Retype the material below. Keep every word exactly as it is.

|---|

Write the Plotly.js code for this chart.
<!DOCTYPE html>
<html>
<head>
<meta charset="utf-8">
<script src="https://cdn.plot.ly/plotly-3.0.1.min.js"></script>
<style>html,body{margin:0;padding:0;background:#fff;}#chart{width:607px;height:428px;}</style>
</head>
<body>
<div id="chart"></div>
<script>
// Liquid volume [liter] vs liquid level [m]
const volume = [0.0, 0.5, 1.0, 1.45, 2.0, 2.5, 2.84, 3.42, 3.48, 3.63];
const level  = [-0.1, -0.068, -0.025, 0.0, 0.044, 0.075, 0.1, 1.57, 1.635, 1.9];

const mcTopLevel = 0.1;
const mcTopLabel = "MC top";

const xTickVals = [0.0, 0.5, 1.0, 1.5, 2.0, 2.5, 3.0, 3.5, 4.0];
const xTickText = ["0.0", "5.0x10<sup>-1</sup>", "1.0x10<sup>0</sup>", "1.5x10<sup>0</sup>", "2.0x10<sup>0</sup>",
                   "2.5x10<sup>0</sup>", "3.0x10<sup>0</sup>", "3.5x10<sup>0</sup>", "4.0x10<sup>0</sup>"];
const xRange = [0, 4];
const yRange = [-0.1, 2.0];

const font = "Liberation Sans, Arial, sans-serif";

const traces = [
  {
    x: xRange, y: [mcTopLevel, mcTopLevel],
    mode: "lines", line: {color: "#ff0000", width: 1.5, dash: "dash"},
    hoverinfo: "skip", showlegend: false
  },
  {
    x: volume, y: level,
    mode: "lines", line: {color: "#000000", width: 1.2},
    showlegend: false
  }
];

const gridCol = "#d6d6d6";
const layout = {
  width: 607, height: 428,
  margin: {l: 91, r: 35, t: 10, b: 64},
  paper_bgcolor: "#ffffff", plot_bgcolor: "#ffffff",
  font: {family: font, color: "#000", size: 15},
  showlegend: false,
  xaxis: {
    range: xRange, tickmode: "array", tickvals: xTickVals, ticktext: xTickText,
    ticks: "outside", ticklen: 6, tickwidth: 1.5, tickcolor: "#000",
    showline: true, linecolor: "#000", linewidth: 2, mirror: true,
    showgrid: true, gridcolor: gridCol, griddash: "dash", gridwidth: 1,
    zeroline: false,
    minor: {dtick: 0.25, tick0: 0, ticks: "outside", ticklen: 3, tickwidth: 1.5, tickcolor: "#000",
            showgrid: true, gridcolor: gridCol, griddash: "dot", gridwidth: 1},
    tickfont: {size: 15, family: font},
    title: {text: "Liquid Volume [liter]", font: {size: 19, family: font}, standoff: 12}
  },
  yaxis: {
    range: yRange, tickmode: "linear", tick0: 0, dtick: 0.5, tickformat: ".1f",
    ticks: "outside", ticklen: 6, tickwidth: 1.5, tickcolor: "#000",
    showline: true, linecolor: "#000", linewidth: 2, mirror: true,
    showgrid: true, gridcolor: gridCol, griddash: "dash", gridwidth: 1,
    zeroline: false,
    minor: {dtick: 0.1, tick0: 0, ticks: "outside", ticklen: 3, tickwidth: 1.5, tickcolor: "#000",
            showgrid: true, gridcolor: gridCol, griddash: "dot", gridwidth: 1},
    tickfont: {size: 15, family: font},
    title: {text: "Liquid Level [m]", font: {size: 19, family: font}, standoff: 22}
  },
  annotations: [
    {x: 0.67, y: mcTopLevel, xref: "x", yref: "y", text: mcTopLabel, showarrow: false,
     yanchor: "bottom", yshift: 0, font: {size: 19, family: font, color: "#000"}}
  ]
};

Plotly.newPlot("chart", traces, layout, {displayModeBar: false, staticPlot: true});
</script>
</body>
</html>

|---|

ANSWER TO THE EXERCISE:
Write the Plotly.js code for this chart.
<!DOCTYPE html>
<html>
<head>
<meta charset="utf-8">
<script src="https://cdn.plot.ly/plotly-3.0.1.min.js"></script>
<style>html,body{margin:0;padding:0;background:#fff;}#chart{width:607px;height:428px;}</style>
</head>
<body>
<div id="chart"></div>
<script>
// Liquid volume [liter] vs liquid level [m]
const volume = [0.0, 0.5, 1.0, 1.45, 2.0, 2.5, 2.84, 3.42, 3.48, 3.63];
const level  = [-0.1, -0.068, -0.025, 0.0, 0.044, 0.075, 0.1, 1.57, 1.635, 1.9];

const mcTopLevel = 0.1;
const mcTopLabel = "MC top";

const xTickVals = [0.0, 0.5, 1.0, 1.5, 2.0, 2.5, 3.0, 3.5, 4.0];
const xTickText = ["0.0", "5.0x10<sup>-1</sup>", "1.0x10<sup>0</sup>", "1.5x10<sup>0</sup>", "2.0x10<sup>0</sup>",
                   "2.5x10<sup>0</sup>", "3.0x10<sup>0</sup>", "3.5x10<sup>0</sup>", "4.0x10<sup>0</sup>"];
const xRange = [0, 4];
const yRange = [-0.1, 2.0];

const font = "Liberation Sans, Arial, sans-serif";

const traces = [
  {
    x: xRange, y: [mcTopLevel, mcTopLevel],
    mode: "lines", line: {color: "#ff0000", width: 1.5, dash: "dash"},
    hoverinfo: "skip", showlegend: false
  },
  {
    x: volume, y: level,
    mode: "lines", line: {color: "#000000", width: 1.2},
    showlegend: false
  }
];

const gridCol = "#d6d6d6";
const layout = {
  width: 607, height: 428,
  margin: {l: 91, r: 35, t: 10, b: 64},
  paper_bgcolor: "#ffffff", plot_bgcolor: "#ffffff",
  font: {family: font, color: "#000", size: 15},
  showlegend: false,
  xaxis: {
    range: xRange, tickmode: "array", tickvals: xTickVals, ticktext: xTickText,
    ticks: "outside", ticklen: 6, tickwidth: 1.5, tickcolor: "#000",
    showline: true, linecolor: "#000", linewidth: 2, mirror: true,
    showgrid: true, gridcolor: gridCol, griddash: "dash", gridwidth: 1,
    zeroline: false,
    minor: {dtick: 0.25, tick0: 0, ticks: "outside", ticklen: 3, tickwidth: 1.5, tickcolor: "#000",
            showgrid: true, gridcolor: gridCol, griddash: "dot", gridwidth: 1},
    tickfont: {size: 15, family: font},
    title: {text: "Liquid Volume [liter]", font: {size: 19, family: font}, standoff: 12}
  },
  yaxis: {
    range: yRange, tickmode: "linear", tick0: 0, dtick: 0.5, tickformat: ".1f",
    ticks: "outside", ticklen: 6, tickwidth: 1.5, tickcolor: "#000",
    showline: true, linecolor: "#000", linewidth: 2, mirror: true,
    showgrid: true, gridcolor: gridCol, griddash: "dash", gridwidth: 1,
    zeroline: false,
    minor: {dtick: 0.1, tick0: 0, ticks: "outside", ticklen: 3, tickwidth: 1.5, tickcolor: "#000",
            showgrid: true, gridcolor: gridCol, griddash: "dot", gridwidth: 1},
    tickfont: {size: 15, family: font},
    title: {text: "Liquid Level [m]", font: {size: 19, family: font}, standoff: 22}
  },
  annotations: [
    {x: 0.67, y: mcTopLevel, xref: "x", yref: "y", text: mcTopLabel, showarrow: false,
     yanchor: "bottom", yshift: 0, font: {size: 19, family: font, color: "#000"}}
  ]
};

Plotly.newPlot("chart", traces, layout, {displayModeBar: false, staticPlot: true});
</script>
</body>
</html>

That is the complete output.